━━━ Dataset records
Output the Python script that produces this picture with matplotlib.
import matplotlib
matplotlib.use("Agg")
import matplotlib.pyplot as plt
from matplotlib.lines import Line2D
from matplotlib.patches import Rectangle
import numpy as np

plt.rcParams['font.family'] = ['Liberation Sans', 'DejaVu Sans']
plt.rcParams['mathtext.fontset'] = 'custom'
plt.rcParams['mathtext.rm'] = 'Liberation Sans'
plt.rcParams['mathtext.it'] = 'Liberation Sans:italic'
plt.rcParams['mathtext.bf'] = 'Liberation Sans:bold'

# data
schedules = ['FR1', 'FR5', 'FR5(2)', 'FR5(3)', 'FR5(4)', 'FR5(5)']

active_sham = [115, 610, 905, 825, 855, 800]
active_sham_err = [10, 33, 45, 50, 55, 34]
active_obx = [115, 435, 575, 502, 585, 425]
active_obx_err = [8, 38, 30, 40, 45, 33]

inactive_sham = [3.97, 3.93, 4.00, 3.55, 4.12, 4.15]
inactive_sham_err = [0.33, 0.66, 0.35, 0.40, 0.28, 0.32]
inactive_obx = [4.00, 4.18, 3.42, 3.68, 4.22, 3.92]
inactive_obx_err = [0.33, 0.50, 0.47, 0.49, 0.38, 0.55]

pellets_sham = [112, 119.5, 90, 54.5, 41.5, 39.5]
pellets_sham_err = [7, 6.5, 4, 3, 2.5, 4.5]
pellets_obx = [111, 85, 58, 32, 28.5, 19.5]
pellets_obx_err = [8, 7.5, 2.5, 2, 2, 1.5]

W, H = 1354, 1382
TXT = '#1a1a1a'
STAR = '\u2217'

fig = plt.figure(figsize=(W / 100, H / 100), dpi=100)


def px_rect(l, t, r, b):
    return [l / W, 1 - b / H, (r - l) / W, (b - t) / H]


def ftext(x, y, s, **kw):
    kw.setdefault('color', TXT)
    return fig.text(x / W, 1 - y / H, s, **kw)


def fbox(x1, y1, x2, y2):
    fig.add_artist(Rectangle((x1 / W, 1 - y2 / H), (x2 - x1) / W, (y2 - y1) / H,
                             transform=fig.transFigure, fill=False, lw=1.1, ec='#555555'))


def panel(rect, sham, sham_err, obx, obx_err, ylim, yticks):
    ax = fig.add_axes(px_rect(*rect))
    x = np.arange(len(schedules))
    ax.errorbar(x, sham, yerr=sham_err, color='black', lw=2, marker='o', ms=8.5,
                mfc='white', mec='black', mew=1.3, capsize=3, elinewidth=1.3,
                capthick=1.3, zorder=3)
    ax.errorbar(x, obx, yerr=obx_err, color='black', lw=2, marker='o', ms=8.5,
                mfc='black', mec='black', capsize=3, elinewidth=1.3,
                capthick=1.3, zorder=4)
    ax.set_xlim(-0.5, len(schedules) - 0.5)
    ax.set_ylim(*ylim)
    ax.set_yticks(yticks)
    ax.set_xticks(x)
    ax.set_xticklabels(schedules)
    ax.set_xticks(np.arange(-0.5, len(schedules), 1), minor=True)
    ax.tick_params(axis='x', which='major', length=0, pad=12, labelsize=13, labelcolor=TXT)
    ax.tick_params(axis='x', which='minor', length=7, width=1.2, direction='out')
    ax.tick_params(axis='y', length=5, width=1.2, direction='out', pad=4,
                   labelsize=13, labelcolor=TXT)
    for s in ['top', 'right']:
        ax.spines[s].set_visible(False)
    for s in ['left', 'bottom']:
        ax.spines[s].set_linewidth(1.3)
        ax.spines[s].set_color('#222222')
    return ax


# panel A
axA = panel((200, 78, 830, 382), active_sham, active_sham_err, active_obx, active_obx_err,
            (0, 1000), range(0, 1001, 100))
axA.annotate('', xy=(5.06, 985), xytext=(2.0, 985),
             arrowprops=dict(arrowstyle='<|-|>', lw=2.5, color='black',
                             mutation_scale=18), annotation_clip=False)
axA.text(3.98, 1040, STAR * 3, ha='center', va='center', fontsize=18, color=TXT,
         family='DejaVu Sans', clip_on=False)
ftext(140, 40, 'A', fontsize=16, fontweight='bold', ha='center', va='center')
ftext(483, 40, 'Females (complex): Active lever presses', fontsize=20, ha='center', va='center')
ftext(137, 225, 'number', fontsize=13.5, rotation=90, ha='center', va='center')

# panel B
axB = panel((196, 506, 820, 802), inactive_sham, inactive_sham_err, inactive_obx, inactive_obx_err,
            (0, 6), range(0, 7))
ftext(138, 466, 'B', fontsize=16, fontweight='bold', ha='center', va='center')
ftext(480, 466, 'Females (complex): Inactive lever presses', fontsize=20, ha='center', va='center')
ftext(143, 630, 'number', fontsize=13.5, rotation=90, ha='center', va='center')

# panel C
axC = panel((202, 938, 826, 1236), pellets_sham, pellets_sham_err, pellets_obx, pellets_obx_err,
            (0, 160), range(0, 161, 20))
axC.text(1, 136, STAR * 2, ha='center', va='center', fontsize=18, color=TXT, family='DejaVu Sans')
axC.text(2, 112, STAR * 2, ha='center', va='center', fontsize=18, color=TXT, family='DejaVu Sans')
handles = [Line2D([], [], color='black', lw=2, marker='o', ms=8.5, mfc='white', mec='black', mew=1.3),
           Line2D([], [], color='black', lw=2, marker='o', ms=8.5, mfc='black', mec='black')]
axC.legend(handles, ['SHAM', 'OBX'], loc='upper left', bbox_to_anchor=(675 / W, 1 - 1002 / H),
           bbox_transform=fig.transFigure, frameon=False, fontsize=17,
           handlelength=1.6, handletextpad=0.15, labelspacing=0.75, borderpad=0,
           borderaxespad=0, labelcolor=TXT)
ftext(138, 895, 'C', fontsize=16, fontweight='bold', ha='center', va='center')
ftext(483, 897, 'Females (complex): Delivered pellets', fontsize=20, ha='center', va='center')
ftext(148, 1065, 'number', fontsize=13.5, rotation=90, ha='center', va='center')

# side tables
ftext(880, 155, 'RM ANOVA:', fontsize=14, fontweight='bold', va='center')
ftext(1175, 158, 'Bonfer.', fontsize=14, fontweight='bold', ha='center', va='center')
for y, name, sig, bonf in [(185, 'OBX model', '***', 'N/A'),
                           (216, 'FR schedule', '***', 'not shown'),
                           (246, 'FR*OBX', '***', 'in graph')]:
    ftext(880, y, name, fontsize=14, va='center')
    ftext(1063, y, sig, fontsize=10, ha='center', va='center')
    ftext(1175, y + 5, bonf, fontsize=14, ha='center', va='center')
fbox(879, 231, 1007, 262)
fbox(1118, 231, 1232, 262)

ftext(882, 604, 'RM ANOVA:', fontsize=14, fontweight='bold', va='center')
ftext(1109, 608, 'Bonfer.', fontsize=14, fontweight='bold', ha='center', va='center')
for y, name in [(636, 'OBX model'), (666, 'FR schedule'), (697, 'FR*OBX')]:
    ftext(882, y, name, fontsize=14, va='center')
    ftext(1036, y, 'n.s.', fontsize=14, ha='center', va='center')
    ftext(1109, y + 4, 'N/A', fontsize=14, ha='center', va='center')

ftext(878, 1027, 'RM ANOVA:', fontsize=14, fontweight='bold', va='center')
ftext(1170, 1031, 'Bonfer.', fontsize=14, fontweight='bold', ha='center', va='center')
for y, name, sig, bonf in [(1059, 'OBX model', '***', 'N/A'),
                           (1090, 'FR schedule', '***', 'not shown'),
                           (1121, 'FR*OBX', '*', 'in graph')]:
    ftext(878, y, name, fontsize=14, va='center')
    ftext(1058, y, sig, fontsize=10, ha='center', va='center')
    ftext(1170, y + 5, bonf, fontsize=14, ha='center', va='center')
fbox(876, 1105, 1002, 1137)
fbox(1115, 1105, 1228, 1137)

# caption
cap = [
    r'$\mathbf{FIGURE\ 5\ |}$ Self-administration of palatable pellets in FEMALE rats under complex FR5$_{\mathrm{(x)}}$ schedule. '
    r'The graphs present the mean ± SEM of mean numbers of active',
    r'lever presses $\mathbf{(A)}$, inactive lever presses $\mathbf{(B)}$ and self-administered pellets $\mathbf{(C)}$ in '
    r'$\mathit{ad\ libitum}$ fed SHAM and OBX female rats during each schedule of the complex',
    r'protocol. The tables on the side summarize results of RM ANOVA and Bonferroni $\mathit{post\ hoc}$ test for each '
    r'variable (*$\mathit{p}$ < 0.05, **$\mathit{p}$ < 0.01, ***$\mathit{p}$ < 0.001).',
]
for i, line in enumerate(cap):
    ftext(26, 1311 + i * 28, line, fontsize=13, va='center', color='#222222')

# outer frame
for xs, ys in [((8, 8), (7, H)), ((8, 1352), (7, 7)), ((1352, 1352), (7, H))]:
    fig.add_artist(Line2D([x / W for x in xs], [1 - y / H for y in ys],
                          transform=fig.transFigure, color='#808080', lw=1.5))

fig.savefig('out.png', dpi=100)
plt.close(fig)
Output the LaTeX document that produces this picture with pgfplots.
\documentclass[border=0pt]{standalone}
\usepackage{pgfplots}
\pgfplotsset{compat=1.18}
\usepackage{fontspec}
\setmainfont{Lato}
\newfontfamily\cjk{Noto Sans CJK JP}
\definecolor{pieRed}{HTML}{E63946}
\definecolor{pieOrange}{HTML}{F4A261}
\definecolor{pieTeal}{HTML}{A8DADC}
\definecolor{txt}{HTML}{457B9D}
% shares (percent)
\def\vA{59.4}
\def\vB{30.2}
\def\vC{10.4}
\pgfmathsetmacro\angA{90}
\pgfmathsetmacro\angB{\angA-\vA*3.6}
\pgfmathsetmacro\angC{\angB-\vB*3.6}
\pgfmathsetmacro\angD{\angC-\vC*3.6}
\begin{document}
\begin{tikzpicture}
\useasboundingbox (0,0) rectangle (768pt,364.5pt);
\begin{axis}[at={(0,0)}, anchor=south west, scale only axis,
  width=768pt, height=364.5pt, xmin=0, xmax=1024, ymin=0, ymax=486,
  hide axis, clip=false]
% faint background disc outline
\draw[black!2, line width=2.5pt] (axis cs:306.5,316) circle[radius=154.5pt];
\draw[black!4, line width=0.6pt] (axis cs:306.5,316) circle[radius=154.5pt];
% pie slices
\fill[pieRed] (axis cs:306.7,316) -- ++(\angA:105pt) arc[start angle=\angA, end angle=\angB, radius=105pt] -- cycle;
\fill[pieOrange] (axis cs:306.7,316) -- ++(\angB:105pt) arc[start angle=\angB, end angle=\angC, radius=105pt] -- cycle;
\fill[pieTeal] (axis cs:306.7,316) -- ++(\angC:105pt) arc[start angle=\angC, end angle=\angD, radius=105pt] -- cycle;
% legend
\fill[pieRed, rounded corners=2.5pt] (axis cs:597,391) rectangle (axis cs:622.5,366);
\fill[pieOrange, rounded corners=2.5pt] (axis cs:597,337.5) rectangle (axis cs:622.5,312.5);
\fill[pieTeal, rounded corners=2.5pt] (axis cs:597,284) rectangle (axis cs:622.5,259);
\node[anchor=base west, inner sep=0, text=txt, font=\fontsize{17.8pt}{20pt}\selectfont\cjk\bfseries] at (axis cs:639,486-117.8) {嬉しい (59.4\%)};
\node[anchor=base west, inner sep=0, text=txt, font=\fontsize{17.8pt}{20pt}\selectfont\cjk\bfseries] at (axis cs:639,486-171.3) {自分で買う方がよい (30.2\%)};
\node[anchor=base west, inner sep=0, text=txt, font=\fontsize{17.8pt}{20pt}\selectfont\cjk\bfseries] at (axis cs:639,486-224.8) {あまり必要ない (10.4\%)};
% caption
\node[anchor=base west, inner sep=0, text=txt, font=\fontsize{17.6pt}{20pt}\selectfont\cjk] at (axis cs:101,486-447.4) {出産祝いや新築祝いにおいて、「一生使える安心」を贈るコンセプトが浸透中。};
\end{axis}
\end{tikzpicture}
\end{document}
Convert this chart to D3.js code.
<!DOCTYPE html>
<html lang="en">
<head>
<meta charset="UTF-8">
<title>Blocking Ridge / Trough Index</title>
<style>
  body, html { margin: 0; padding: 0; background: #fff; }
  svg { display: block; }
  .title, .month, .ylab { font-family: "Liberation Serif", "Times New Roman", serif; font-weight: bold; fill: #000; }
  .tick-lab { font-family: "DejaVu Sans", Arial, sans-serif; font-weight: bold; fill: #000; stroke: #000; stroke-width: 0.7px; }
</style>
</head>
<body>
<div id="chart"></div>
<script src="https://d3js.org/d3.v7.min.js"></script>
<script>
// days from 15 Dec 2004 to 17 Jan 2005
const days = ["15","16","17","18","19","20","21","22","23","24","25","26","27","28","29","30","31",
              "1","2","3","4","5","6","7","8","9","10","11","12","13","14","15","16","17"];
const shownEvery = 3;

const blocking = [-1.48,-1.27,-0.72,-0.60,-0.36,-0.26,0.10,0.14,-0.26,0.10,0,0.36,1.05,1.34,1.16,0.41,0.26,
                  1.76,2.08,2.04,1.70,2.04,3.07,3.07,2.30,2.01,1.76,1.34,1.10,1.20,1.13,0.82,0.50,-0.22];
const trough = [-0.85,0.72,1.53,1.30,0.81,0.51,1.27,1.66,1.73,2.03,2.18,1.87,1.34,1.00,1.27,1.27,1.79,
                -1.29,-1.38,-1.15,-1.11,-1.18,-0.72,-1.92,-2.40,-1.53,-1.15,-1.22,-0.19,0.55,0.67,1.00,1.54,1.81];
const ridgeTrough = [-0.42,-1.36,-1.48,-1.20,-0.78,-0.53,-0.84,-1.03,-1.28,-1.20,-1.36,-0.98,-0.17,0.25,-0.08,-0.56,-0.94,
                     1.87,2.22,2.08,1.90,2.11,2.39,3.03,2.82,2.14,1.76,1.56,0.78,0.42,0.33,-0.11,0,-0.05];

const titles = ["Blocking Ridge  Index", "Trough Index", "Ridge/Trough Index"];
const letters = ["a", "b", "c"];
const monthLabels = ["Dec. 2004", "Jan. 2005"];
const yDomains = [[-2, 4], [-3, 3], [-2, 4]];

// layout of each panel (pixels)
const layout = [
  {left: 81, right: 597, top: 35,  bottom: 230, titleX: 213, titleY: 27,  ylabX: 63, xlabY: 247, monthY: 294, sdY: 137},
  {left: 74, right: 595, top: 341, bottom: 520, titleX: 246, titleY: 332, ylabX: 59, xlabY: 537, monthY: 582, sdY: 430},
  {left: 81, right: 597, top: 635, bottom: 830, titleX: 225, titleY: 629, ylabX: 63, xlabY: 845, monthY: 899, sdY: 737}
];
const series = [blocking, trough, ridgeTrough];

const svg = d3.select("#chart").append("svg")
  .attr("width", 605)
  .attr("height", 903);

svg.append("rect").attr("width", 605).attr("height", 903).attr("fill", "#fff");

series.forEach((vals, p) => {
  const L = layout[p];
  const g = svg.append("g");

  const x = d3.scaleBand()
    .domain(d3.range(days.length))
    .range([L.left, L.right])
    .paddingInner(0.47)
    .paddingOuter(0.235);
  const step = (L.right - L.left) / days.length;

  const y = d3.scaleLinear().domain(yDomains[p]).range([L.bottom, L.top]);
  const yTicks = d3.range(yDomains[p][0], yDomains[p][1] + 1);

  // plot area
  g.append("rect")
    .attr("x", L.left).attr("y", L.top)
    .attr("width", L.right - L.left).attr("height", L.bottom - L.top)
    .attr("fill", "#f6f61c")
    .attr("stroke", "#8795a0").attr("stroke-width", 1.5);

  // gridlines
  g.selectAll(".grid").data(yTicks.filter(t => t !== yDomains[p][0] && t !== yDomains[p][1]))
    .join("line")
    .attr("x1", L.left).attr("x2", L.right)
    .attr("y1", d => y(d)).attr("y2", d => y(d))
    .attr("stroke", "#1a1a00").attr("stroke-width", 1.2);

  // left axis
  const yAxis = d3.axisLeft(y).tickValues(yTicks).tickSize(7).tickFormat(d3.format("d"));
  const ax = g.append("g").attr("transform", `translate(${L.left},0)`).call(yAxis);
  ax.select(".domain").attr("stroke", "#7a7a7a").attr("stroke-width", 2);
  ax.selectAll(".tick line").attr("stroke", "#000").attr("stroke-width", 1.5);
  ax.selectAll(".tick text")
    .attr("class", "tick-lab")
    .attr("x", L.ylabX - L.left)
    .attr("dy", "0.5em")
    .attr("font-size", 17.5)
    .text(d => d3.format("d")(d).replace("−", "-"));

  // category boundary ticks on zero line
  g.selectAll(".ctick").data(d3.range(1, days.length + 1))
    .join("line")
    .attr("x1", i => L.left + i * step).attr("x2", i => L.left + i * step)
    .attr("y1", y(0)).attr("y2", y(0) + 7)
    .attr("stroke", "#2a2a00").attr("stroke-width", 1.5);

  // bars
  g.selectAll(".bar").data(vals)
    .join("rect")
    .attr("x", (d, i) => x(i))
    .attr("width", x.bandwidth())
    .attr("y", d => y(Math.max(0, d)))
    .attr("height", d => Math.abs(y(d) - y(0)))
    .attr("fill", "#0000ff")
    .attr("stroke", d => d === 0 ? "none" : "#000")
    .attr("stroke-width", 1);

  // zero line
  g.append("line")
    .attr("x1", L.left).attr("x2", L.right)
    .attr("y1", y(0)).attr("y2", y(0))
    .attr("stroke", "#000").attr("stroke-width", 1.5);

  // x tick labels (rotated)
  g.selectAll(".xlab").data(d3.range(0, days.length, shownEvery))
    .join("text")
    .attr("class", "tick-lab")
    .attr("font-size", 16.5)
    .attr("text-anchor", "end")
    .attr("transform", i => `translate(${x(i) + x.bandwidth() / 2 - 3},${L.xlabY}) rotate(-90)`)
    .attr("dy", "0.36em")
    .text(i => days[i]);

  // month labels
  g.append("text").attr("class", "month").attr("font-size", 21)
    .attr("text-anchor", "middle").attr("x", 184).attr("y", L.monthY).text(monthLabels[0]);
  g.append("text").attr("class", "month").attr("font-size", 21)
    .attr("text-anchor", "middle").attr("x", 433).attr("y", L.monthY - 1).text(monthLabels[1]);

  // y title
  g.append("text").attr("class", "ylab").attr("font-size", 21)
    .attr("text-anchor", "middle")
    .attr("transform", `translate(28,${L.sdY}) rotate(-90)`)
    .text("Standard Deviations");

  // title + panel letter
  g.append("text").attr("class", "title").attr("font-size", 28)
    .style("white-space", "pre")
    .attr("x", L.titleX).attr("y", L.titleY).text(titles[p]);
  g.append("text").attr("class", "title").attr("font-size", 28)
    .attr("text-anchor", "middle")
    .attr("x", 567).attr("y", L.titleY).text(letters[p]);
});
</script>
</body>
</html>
━━━━━━
### What needs to be done
Starting with the first line of the data above, copy each line exactly until you reach the line with "inactive_obx_err = [0.33, 0.50, 0.47, 0.49, 0.38, 0.55]"; include that line as well.

### Answer to this problem
Output the Python script that produces this picture with matplotlib.
import matplotlib
matplotlib.use("Agg")
import matplotlib.pyplot as plt
from matplotlib.lines import Line2D
from matplotlib.patches import Rectangle
import numpy as np

plt.rcParams['font.family'] = ['Liberation Sans', 'DejaVu Sans']
plt.rcParams['mathtext.fontset'] = 'custom'
plt.rcParams['mathtext.rm'] = 'Liberation Sans'
plt.rcParams['mathtext.it'] = 'Liberation Sans:italic'
plt.rcParams['mathtext.bf'] = 'Liberation Sans:bold'

# data
schedules = ['FR1', 'FR5', 'FR5(2)', 'FR5(3)', 'FR5(4)', 'FR5(5)']

active_sham = [115, 610, 905, 825, 855, 800]
active_sham_err = [10, 33, 45, 50, 55, 34]
active_obx = [115, 435, 575, 502, 585, 425]
active_obx_err = [8, 38, 30, 40, 45, 33]

inactive_sham = [3.97, 3.93, 4.00, 3.55, 4.12, 4.15]
inactive_sham_err = [0.33, 0.66, 0.35, 0.40, 0.28, 0.32]
inactive_obx = [4.00, 4.18, 3.42, 3.68, 4.22, 3.92]
inactive_obx_err = [0.33, 0.50, 0.47, 0.49, 0.38, 0.55]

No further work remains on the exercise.